# Python S3 Example

this notebook builds upon [010_aws_cli](010_aws_cli.ipynb) notebook. It demonstrates a pythonic way how
- list objects in S3 Bucket
- read the data from S3 into DataFrame
- store the data local as a JSON file


## 1. Get default S3 Bucket name
Please ensure that the environment variable is still set.
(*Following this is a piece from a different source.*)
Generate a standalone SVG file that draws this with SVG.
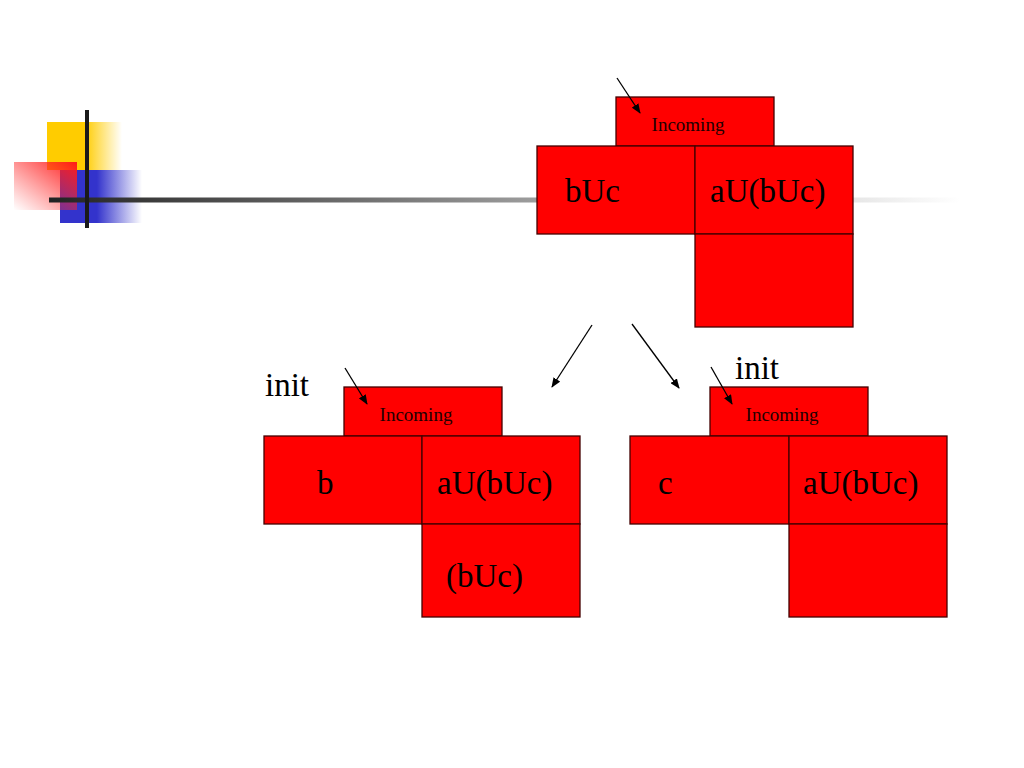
<svg xmlns="http://www.w3.org/2000/svg" width="1024" height="768" viewBox="0 0 1024 768">
<defs>
<linearGradient id="gy" x1="0" y1="0" x2="1" y2="0"><stop offset="0" stop-color="#ffcc00"/><stop offset="0.5" stop-color="#ffcc00"/><stop offset="1" stop-color="#ffcc00" stop-opacity="0"/></linearGradient>
<linearGradient id="gb" x1="0" y1="0" x2="1" y2="0"><stop offset="0" stop-color="#3333cc"/><stop offset="0.45" stop-color="#3333cc"/><stop offset="1" stop-color="#3333cc" stop-opacity="0"/></linearGradient>
<linearGradient id="gr" x1="1" y1="0" x2="0" y2="1"><stop offset="0" stop-color="#ff1a1a"/><stop offset="1" stop-color="#ff3333" stop-opacity="0"/></linearGradient>
<linearGradient id="gl" gradientUnits="userSpaceOnUse" x1="49" y1="0" x2="960" y2="0"><stop offset="0" stop-color="#222"/><stop offset="0.55" stop-color="#a0a0a0"/><stop offset="1" stop-color="#fff"/></linearGradient>
<marker id="ah" markerWidth="10" markerHeight="8" refX="9" refY="4" orient="auto" markerUnits="userSpaceOnUse"><path d="M0,0 L10,4 L0,8 Z" fill="#000"/></marker>
<style>
.box{fill:#ff0000;stroke:#400;stroke-width:1.3}
.lab{font-family:"Liberation Serif",serif;font-size:33px;fill:#000}
.inc{font-family:"Liberation Serif",serif;font-size:19px;fill:#200}
.con{stroke:#000;stroke-width:1.3;fill:none;marker-end:url(#ah)}
</style>
</defs>
<g id="decoration">
<rect x="47" y="122" width="75" height="48" fill="url(#gy)"/>
<rect x="60" y="170" width="82" height="53" fill="url(#gb)"/>
<rect x="14" y="162" width="63" height="48" fill="url(#gr)"/>
<rect x="49" y="197.5" width="911" height="5" fill="url(#gl)"/>
<rect x="85" y="110" width="4" height="118" fill="#1a1a1a"/>
</g>
<g id="node-top">
<rect class="box" x="616" y="97" width="158" height="49"/>
<rect class="box" x="537" y="146" width="158" height="88"/>
<rect class="box" x="695" y="146" width="158" height="88"/>
<rect class="box" x="695" y="234" width="158" height="93"/>
<text class="inc" x="688" y="131" text-anchor="middle">Incoming</text>
<text class="lab" x="565" y="202">bUc</text>
<text class="lab" x="710" y="202">aU(bUc)</text>
</g>
<g id="node-left">
<rect class="box" x="344" y="387" width="158" height="49"/>
<rect class="box" x="264" y="436" width="158" height="88"/>
<rect class="box" x="422" y="436" width="158" height="88"/>
<rect class="box" x="422" y="524" width="158" height="93"/>
<text class="inc" x="416" y="421" text-anchor="middle">Incoming</text>
<text class="lab" x="317" y="494">b</text>
<text class="lab" x="437" y="494">aU(bUc)</text>
<text class="lab" x="446" y="587">(bUc)</text>
<text class="lab" x="265" y="396">init</text>
</g>
<g id="node-right">
<rect class="box" x="710" y="387" width="158" height="49"/>
<rect class="box" x="630" y="436" width="159" height="88"/>
<rect class="box" x="789" y="436" width="158" height="88"/>
<rect class="box" x="789" y="524" width="158" height="93"/>
<text class="inc" x="782" y="421" text-anchor="middle">Incoming</text>
<text class="lab" x="658" y="494">c</text>
<text class="lab" x="803" y="494">aU(bUc)</text>
<text class="lab" x="735" y="379">init</text>
</g>
<g id="connectors">
<line class="con" x1="617" y1="78" x2="640" y2="113"/>
<line class="con" x1="345" y1="368" x2="367" y2="404"/>
<line class="con" x1="711" y1="367" x2="732" y2="404"/>
<line class="con" x1="592" y1="325" x2="552" y2="387"/>
<line class="con" x1="632" y1="324" x2="679" y2="388"/>
</g>
</svg>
Otherwise set it to the correct value before proceeding.

In [None]:
%env S3_BUCKET

In [None]:
from os import getenv
s3_bucket = getenv('S3_BUCKET', '')
s3_bucket

## 2. List objects in S3 Bucket

In [None]:
import s3fs
s3_instance = s3fs.S3FileSystem(anon=False)
obj_list = s3_instance.find(f"{s3_bucket}", withdirs=False)
obj_list

## 3. Get the content of the first S3 object

CSV only supported

In [None]:
import pandas as pd

result = pd.DataFrame()
for obj_name in obj_list:
    if obj_name.lower().endswith('.csv'):
        result = pd.read_csv(f"s3://{obj_name}")

result

## 4. Save data local as .JSON file


In [None]:
result.to_json("../data/italian_musicians.json", orient="records")

## 5. Save data local as compressed .parquet file


In [None]:
result.to_parquet(
    "../data/italian_musicians.parquet.gzip",
    engine="pyarrow",
    compression="gzip",
    index=False,
)

## 6. compare file sizes 

In [None]:
%%bash 
ls -lS ../data